'''
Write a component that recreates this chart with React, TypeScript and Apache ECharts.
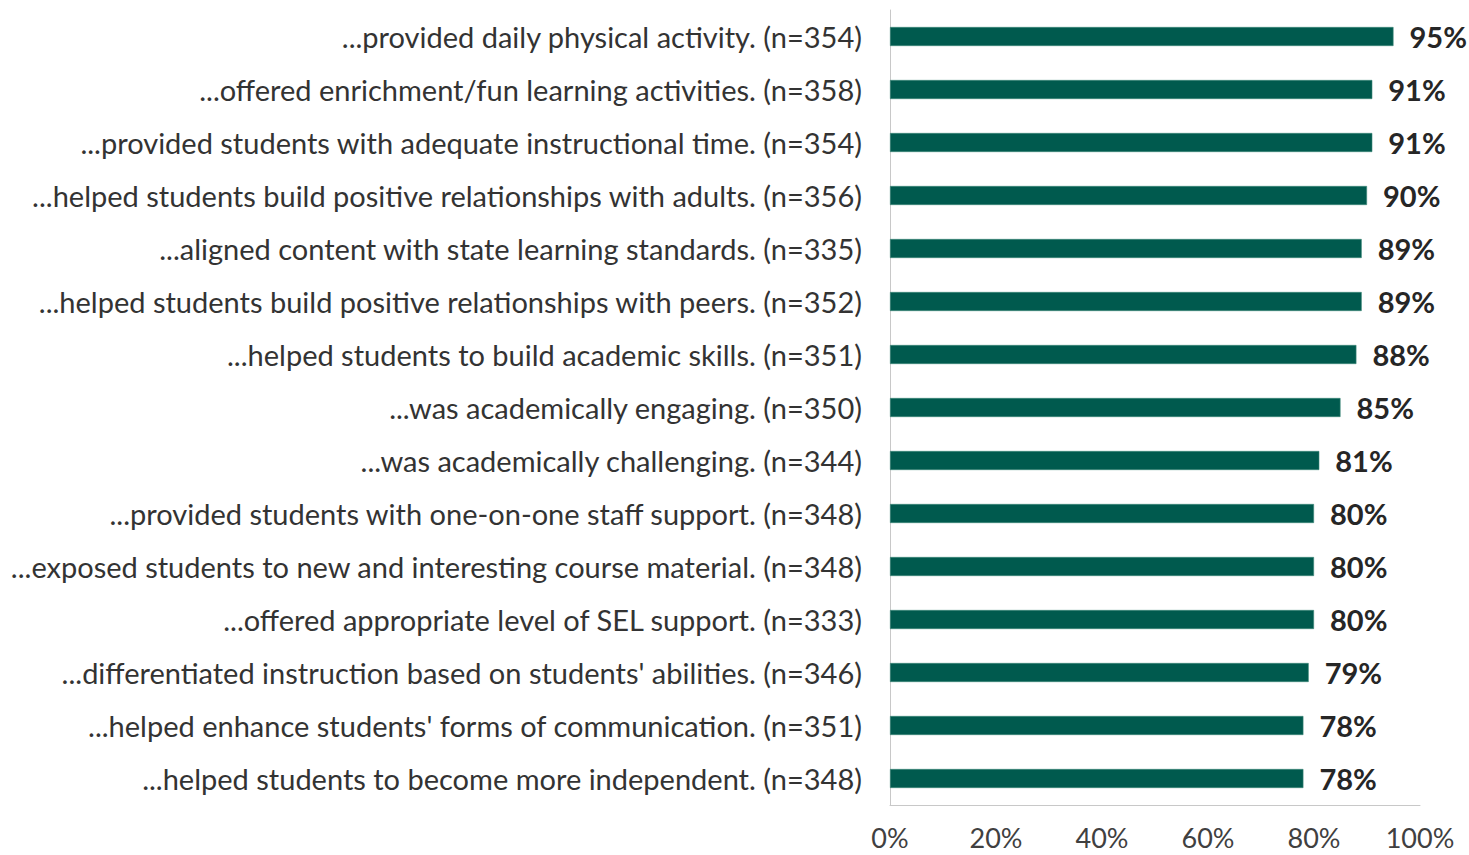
import React, { useEffect, useRef } from "react";
import * as echarts from "echarts";

const categories = [
  "...provided daily physical activity. (n=354)",
  "...offered enrichment/fun learning activities. (n=358)",
  "...provided students with adequate instructional time. (n=354)",
  "...helped students build positive relationships with adults. (n=356)",
  "...aligned content with state learning standards. (n=335)",
  "...helped students build positive relationships with peers. (n=352)",
  "...helped students to build academic skills. (n=351)",
  "...was academically engaging. (n=350)",
  "...was academically challenging. (n=344)",
  "...provided students with one-on-one staff support. (n=348)",
  "...exposed students to new and interesting course material. (n=348)",
  "...offered appropriate level of SEL support. (n=333)",
  "...differentiated instruction based on students' abilities. (n=346)",
  "...helped enhance students' forms of communication. (n=351)",
  "...helped students to become more independent. (n=348)",
];

const values = [95, 91, 91, 90, 89, 89, 88, 85, 81, 80, 80, 80, 79, 78, 78];

const xTicks = [0, 20, 40, 60, 80, 100];

export default function App() {
  const ref = useRef<HTMLDivElement>(null);
  useEffect(() => {
    if (!ref.current) return;
    const chart = echarts.init(ref.current, undefined, { renderer: "svg" });
    chart.setOption({
      animation: false,
      textStyle: { fontFamily: "Lato" },
      grid: { left: 890, right: 49, top: 10, bottom: 50, containLabel: false },
      xAxis: {
        type: "value",
        min: 0,
        max: 100,
        interval: 20,
        splitLine: { show: false },
        axisLine: { show: true, lineStyle: { color: "#C8C8C8", width: 1 } },
        axisTick: { show: false },
        axisLabel: {
          margin: 19,
          fontSize: 27,
          color: "#404040",
          fontFamily: "Lato",
          formatter: (v: number) => (xTicks.includes(v) ? v + "%" : ""),
        },
      },
      yAxis: {
        type: "category",
        inverse: true,
        data: categories,
        axisLine: { show: true, lineStyle: { color: "#C8C8C8", width: 1 } },
        axisTick: { show: false },
        axisLabel: {
          margin: 28,
          fontSize: 29,
          color: "#333333",
          fontFamily: "Lato",
        },
      },
      series: [
        {
          type: "bar",
          data: values,
          barWidth: 19,
          itemStyle: { color: "#005A4E", borderColor: "#3C8878", borderWidth: 0.6 },
          label: {
            show: true,
            position: "right",
            distance: 16,
            fontSize: 29,
            fontWeight: "bold",
            color: "#262626",
            fontFamily: "Lato",
            formatter: (p: any) => p.value + "%",
          },
        },
      ],
    });
    return () => chart.dispose();
  }, []);
  return <div ref={ref} style={{ width: 1469, height: 855, position: "absolute", left: 0, top: 0 }} />;
}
'''
> **Stated task**
Reproduce every line of the material precisely, omitting its pictures.

> **Exercise answer**
Write a component that recreates this chart with React, TypeScript and Apache ECharts.
import React, { useEffect, useRef } from "react";
import * as echarts from "echarts";

const categories = [
  "...provided daily physical activity. (n=354)",
  "...offered enrichment/fun learning activities. (n=358)",
  "...provided students with adequate instructional time. (n=354)",
  "...helped students build positive relationships with adults. (n=356)",
  "...aligned content with state learning standards. (n=335)",
  "...helped students build positive relationships with peers. (n=352)",
  "...helped students to build academic skills. (n=351)",
  "...was academically engaging. (n=350)",
  "...was academically challenging. (n=344)",
  "...provided students with one-on-one staff support. (n=348)",
  "...exposed students to new and interesting course material. (n=348)",
  "...offered appropriate level of SEL support. (n=333)",
  "...differentiated instruction based on students' abilities. (n=346)",
  "...helped enhance students' forms of communication. (n=351)",
  "...helped students to become more independent. (n=348)",
];

const values = [95, 91, 91, 90, 89, 89, 88, 85, 81, 80, 80, 80, 79, 78, 78];

const xTicks = [0, 20, 40, 60, 80, 100];

export default function App() {
  const ref = useRef<HTMLDivElement>(null);
  useEffect(() => {
    if (!ref.current) return;
    const chart = echarts.init(ref.current, undefined, { renderer: "svg" });
    chart.setOption({
      animation: false,
      textStyle: { fontFamily: "Lato" },
      grid: { left: 890, right: 49, top: 10, bottom: 50, containLabel: false },
      xAxis: {
        type: "value",
        min: 0,
        max: 100,
        interval: 20,
        splitLine: { show: false },
        axisLine: { show: true, lineStyle: { color: "#C8C8C8", width: 1 } },
        axisTick: { show: false },
        axisLabel: {
          margin: 19,
          fontSize: 27,
          color: "#404040",
          fontFamily: "Lato",
          formatter: (v: number) => (xTicks.includes(v) ? v + "%" : ""),
        },
      },
      yAxis: {
        type: "category",
        inverse: true,
        data: categories,
        axisLine: { show: true, lineStyle: { color: "#C8C8C8", width: 1 } },
        axisTick: { show: false },
        axisLabel: {
          margin: 28,
          fontSize: 29,
          color: "#333333",
          fontFamily: "Lato",
        },
      },
      series: [
        {
          type: "bar",
          data: values,
          barWidth: 19,
          itemStyle: { color: "#005A4E", borderColor: "#3C8878", borderWidth: 0.6 },
          label: {
            show: true,
            position: "right",
            distance: 16,
            fontSize: 29,
            fontWeight: "bold",
            color: "#262626",
            fontFamily: "Lato",
            formatter: (p: any) => p.value + "%",
          },
        },
      ],
    });
    return () => chart.dispose();
  }, []);
  return <div ref={ref} style={{ width: 1469, height: 855, position: "absolute", left: 0, top: 0 }} />;
}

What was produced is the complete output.